Jake stars in this very topical feature as CIA analyst Douglas Freeman stationed in North Africa and forced by circumstances beyond his control to participate in an assignment he had not anticipated nor was prepared to approve.

This assignment involves the “interrogation” of an Egyptian-born American, Anwar El-Ibrahimi (Omar Metwally; Munich) who was snatched by a pair of faux police officers as he de-boarded a flight from South Africa to his home in Washington DC, and taken to a secret detention center somewhere in the DC area for questioning. When that intense questioning brought no results, El-Ibrahimi was put on a flight to Africa and given to local authority Hamadi (Hassam Ghancy; Zaïna, cavalière de l'Atlas) for a brand of questioning George W says the US never, ever does.
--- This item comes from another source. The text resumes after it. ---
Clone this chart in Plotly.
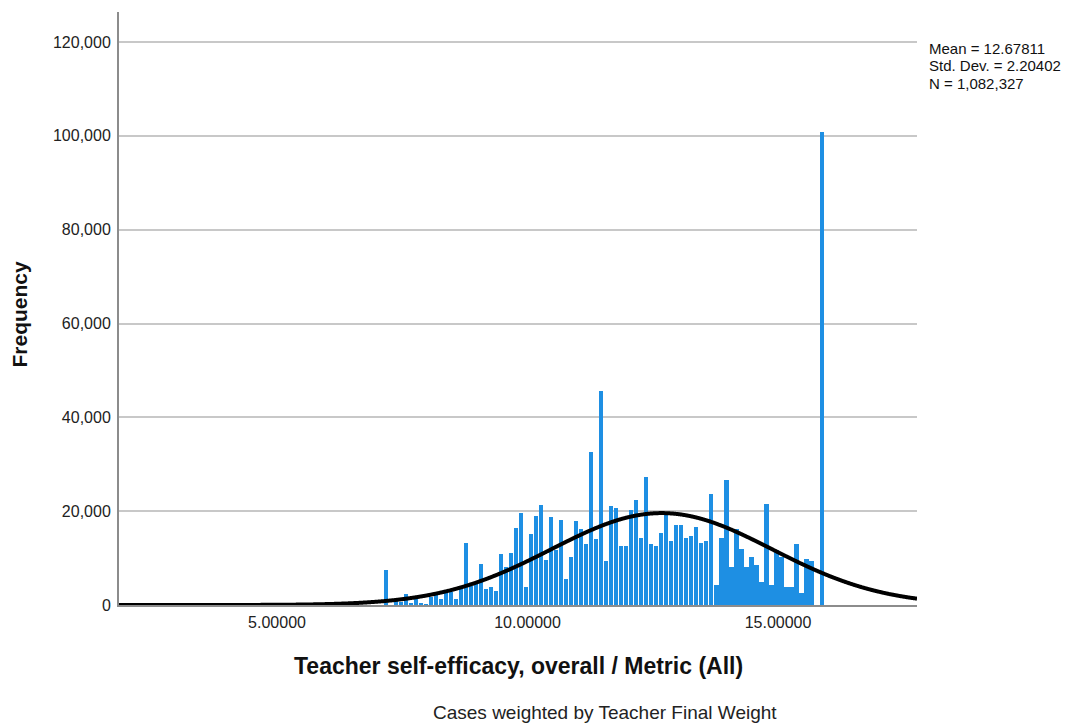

Meanwhile, El-Ibrahimi’s American-born wife Isabella (Reese Witherspoon; Walk the Line) and eight-year-old son Jeremy (Aramis Knight in his big-screen debut) have been left waiting at the airport with no idea of where their loved one is. The airline claims he got on the plane, and then says he didn’t. No one wants to help her, so she sucks it up and visits the only person she knows with an “in” when it comes to politics, her ex-boyfriend, the one she dumped to marry Anwar instead. Alan Smith (guess who? Peter Sarsgaard; Jarhead) promises to do what he can after she shows him proof that Anwar was on the flight, but he soon learns that politicians aren’t always interested in going after the truth when it might interfere with bigger issues, like re-elections and prestigious cabinet posts, thus making Isabella’s job all the more frustrating.

Her biggest frustration is played with icy perfection by Meryl Streep (The Devil Wears Prada), channeling all her Prada bitchiness with an even greater sense of animosity to the “little people.” You’d have thought her character, Corrine Whitman, had learned charm at the knee of Leona Helmsley. As the head of the CIA, she controls all the information about possible Americans held for questioning as terrorists, but she refuses to even acknowledge recognizing El-Ibrahimi’s name and she has no interest in talking with Isabella about the case. We, of course, know that she is the very one responsible for his tort— er, extreme interrogation.

Rendition is a huge, yet disjointed movie, as it bounces around in three directions at once. Besides the tied-in stories of Anwar and Isabella’s different struggles, there is a third seemingly unrelated story about young Muslims in love with Fatima (debuting Zineb Oukach) and Khalid (Moa Khouas; also from Munich) as a teenage couple who are forced to hide their love because of her disapproving father. Abasi Fawal (Yigal Naor; surprise! also from Munich) has already chosen a suitable husband for his daughter and sees no reason for her to visit with any boys yet alone date one. Their story is set in the same African town where Freeman is working, but they are seemingly not tied to him and yet their story plays an important element in the grand scheme of things which affect everyone in the picture, which becomes clear when a scene shown early in the film is replayed later in the movie from another angle and pieces of the puzzle fall into place.

As much as I cherish my future ex-husband Jake, I can’t say this role was a “wow” for him as it put him in the awkward position of having to be both torturer, er, excuse me, extreme interrogator and the public’s conscience. Jake is much more believable in the Jiminy Cricket conscience role than in the tortu--, um, interrogator role, though he does make it clear he is uncomfortable being put in that position due to his job. Still, it doesn’t give him much to do but look unhappy throughout the film and maybe yell once in a while.

Reese Witherspoon is pretty much wasted considering her enormous range of talent in her role as well. She can play the worried-out-of-her-mind wife with her eyes closed, and she only really looks engaged in her one scene with Ms. Streep, who, as always, lights up the screen with her iridescent albeit venomous presence. The producers could probably have saved money and gone with a lesser known actress and nobody would have complained, though I imagine the principals here did this film because of their own personal principles and their wanting to bring voice to their disgust over US policy to allow tor—extreme interrogation.

The real surprises here are Oukach and Khouas, who imbue their tale with moments of simple love that cross cultural bounds and make their dilemma of parental disapproval as easy to understand as that of Romeo and Juliet. When the love story unfolds to reveal itself to be much more than just what it appears on the surface, the adrenalin begins to pump throughout the audience. It is unfortunate that this excitement comes so late in the last reel of the movie because until then the only real tension comes in the scenes of tor—duly authorized by the President of the United States, CIA approved interrogation. Odd, though, the scenes look an awful lot like scenes out of one of those Hostel movies, if you ask me.